### CHALLENGE
Please report every line from the material that contains the word "matplotlib".
****************************************
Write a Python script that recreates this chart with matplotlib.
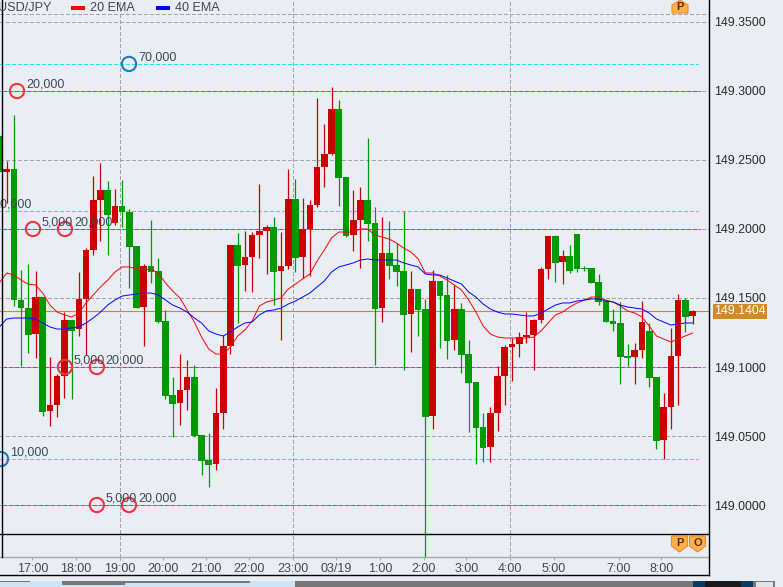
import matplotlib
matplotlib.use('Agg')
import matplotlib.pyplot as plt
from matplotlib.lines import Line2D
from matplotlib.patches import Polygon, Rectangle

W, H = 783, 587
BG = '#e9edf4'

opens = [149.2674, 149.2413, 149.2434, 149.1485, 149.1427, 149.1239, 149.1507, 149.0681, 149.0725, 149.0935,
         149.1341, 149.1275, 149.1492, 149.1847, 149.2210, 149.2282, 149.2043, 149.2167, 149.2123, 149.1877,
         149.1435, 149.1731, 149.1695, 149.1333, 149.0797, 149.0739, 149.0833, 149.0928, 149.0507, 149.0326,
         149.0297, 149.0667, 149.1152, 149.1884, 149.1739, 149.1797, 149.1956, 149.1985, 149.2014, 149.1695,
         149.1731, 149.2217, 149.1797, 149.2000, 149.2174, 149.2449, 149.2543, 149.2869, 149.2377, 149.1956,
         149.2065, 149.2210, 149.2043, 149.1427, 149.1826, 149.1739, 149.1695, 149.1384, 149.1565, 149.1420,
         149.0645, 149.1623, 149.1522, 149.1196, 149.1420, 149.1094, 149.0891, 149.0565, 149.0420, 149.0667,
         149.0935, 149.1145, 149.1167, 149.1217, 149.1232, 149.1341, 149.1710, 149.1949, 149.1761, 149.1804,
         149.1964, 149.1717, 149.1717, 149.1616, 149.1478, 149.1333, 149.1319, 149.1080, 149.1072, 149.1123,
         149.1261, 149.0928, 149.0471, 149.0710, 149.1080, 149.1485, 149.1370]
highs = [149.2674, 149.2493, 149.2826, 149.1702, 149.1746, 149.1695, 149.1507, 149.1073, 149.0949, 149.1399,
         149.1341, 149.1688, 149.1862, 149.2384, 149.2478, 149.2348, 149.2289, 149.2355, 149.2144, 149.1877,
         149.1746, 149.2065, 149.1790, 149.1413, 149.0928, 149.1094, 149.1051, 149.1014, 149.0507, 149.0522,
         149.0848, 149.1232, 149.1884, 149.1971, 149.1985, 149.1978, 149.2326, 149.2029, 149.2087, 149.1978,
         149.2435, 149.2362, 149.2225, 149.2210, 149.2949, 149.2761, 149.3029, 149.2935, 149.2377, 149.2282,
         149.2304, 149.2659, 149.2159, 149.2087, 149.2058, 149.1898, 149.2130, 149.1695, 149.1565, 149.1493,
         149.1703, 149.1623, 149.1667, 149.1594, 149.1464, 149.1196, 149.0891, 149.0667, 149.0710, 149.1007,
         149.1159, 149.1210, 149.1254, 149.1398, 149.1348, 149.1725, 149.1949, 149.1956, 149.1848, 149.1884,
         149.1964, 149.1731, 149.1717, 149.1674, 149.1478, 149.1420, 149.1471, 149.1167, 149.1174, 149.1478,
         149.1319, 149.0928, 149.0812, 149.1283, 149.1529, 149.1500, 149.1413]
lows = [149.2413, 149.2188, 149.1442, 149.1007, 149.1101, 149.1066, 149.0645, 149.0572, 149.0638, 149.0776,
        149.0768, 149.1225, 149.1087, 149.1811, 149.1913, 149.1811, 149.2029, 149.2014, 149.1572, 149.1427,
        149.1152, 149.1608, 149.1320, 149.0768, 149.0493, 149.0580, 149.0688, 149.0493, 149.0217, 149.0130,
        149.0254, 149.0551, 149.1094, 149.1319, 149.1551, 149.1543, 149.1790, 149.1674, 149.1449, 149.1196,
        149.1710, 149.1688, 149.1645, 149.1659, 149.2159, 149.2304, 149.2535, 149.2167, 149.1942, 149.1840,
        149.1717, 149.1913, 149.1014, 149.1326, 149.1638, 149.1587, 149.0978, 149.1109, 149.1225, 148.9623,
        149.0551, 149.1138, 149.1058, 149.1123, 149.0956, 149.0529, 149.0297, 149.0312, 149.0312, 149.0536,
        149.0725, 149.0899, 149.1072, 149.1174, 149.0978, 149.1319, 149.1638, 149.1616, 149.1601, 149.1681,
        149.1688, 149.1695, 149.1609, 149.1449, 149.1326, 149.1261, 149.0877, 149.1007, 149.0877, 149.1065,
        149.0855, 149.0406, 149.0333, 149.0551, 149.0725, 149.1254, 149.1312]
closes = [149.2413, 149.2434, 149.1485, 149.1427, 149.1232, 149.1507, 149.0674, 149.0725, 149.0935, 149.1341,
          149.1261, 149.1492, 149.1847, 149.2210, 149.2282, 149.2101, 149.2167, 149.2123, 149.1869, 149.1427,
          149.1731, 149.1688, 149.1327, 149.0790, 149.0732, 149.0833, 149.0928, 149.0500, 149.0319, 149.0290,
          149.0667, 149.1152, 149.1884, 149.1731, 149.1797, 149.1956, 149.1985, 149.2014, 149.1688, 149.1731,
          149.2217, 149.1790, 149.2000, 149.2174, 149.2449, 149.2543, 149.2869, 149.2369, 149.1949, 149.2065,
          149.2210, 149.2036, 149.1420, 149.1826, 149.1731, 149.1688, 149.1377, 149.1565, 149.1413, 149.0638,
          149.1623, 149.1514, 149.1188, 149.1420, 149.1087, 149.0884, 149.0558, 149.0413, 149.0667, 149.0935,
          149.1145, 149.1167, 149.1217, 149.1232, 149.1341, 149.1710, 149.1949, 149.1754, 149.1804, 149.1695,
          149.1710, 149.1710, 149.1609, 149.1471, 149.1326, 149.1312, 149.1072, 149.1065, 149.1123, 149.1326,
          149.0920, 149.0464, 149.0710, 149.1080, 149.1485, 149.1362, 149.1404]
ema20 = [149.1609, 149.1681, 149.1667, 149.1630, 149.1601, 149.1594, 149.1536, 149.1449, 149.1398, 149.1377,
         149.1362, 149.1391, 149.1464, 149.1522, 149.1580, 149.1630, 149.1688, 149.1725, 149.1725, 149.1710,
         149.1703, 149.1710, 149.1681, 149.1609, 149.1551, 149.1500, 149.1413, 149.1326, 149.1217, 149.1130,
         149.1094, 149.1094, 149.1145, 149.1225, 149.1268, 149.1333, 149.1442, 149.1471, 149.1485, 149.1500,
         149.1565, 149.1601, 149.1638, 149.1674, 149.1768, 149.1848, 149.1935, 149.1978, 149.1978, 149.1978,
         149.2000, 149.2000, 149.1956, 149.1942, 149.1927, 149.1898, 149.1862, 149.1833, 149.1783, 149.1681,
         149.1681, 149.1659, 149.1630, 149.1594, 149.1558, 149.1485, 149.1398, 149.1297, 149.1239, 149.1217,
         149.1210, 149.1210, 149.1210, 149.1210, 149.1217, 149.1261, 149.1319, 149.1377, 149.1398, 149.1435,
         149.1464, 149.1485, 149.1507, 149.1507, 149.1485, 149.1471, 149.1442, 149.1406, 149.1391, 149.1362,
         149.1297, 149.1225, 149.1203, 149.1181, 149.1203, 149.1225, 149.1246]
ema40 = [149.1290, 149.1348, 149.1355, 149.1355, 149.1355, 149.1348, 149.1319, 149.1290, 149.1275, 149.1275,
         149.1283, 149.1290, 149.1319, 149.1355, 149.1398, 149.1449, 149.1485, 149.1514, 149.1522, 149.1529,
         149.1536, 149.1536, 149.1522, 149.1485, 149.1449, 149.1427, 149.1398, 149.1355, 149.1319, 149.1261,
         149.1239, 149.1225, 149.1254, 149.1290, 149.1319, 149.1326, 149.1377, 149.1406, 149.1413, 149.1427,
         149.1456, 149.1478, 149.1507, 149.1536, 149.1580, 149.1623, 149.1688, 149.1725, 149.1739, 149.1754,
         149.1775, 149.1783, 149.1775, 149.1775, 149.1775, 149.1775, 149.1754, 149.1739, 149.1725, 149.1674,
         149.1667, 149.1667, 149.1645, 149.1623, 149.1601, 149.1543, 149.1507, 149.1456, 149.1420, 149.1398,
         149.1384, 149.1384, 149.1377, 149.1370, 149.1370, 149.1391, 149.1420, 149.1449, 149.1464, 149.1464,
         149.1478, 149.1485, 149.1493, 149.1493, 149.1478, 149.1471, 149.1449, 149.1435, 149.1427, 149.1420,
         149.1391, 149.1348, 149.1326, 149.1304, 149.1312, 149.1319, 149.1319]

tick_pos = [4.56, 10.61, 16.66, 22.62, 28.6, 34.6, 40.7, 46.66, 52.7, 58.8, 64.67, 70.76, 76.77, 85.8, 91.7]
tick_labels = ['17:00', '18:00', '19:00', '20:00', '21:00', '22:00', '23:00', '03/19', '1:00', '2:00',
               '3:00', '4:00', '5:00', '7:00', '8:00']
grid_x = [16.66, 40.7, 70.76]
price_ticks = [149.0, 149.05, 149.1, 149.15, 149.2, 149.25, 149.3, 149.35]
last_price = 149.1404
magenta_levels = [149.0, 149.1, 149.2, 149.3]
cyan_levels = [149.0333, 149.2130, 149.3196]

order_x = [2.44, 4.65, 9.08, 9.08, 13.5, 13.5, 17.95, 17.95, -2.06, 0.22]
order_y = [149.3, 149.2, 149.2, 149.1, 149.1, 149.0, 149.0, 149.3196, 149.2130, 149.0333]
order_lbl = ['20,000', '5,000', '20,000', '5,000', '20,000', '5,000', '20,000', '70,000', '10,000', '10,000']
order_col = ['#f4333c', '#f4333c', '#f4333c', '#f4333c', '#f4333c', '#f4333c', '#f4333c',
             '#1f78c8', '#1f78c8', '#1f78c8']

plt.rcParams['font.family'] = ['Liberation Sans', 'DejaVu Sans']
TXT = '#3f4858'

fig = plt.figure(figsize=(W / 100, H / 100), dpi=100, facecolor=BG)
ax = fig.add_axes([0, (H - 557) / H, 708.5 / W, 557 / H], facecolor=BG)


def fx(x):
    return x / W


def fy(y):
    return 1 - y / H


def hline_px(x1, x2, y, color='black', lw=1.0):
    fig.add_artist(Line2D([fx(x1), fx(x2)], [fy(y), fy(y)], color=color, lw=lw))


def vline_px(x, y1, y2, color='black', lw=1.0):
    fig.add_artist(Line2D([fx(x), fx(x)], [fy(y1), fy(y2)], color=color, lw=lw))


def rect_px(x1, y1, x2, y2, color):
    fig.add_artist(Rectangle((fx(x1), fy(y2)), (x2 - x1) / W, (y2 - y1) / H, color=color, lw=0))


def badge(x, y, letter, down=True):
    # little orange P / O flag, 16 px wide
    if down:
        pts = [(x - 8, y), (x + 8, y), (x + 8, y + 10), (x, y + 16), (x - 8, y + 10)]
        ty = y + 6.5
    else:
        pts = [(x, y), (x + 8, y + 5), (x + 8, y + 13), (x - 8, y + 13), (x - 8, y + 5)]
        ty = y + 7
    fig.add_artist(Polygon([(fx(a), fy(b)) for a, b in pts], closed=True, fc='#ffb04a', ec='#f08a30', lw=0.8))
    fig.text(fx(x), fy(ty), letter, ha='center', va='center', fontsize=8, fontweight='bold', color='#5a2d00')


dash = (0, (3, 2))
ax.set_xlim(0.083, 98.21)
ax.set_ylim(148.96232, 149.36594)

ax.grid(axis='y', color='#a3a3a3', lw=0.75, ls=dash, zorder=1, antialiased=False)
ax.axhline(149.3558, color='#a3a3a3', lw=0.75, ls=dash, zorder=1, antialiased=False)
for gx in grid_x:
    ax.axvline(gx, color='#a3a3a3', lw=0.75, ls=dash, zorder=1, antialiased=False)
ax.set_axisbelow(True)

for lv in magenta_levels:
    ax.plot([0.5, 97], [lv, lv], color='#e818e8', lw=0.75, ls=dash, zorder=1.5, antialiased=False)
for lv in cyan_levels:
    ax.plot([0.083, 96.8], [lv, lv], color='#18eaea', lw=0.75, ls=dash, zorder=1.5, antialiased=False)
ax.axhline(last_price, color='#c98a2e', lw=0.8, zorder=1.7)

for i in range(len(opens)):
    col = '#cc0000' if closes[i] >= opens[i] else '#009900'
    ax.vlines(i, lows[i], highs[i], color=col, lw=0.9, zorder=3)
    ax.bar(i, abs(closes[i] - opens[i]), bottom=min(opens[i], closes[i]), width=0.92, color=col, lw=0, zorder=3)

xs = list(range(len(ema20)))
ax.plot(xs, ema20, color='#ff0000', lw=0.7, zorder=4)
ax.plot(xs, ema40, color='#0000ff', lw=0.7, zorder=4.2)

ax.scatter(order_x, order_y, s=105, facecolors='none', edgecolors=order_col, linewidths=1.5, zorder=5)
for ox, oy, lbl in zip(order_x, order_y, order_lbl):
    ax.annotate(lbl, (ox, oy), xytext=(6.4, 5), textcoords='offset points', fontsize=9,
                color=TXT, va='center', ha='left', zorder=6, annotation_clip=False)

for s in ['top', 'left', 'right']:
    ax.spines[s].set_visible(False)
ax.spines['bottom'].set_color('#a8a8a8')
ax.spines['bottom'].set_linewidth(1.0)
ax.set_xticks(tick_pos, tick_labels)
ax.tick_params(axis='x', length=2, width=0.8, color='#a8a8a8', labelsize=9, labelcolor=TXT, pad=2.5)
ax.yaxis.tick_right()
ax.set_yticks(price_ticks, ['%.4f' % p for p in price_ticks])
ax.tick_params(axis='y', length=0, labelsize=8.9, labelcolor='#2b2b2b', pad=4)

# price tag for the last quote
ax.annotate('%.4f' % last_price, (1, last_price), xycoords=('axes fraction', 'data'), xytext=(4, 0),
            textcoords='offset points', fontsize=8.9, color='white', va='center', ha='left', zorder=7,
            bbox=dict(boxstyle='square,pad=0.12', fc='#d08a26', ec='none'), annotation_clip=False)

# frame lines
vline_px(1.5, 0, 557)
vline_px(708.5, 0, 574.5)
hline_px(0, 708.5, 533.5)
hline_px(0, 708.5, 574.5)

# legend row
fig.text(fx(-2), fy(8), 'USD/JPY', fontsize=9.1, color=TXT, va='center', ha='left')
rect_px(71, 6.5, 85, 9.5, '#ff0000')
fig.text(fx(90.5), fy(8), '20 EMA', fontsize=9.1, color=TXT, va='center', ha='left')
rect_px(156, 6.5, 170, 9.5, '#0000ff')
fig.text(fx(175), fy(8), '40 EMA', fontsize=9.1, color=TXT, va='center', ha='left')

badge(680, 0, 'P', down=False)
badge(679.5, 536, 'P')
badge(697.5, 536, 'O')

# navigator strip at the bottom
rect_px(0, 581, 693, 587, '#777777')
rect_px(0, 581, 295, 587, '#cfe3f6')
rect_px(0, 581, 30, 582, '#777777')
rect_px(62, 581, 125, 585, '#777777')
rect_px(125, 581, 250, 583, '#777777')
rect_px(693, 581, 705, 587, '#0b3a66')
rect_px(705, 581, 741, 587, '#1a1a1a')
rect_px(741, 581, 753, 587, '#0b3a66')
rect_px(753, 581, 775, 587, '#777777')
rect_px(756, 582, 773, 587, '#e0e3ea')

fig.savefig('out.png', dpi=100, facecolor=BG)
****************************************
### SOLUTION
Write a Python script that recreates this chart with matplotlib.
import matplotlib
matplotlib.use('Agg')
import matplotlib.pyplot as plt
from matplotlib.lines import Line2D
from matplotlib.patches import Polygon, Rectangle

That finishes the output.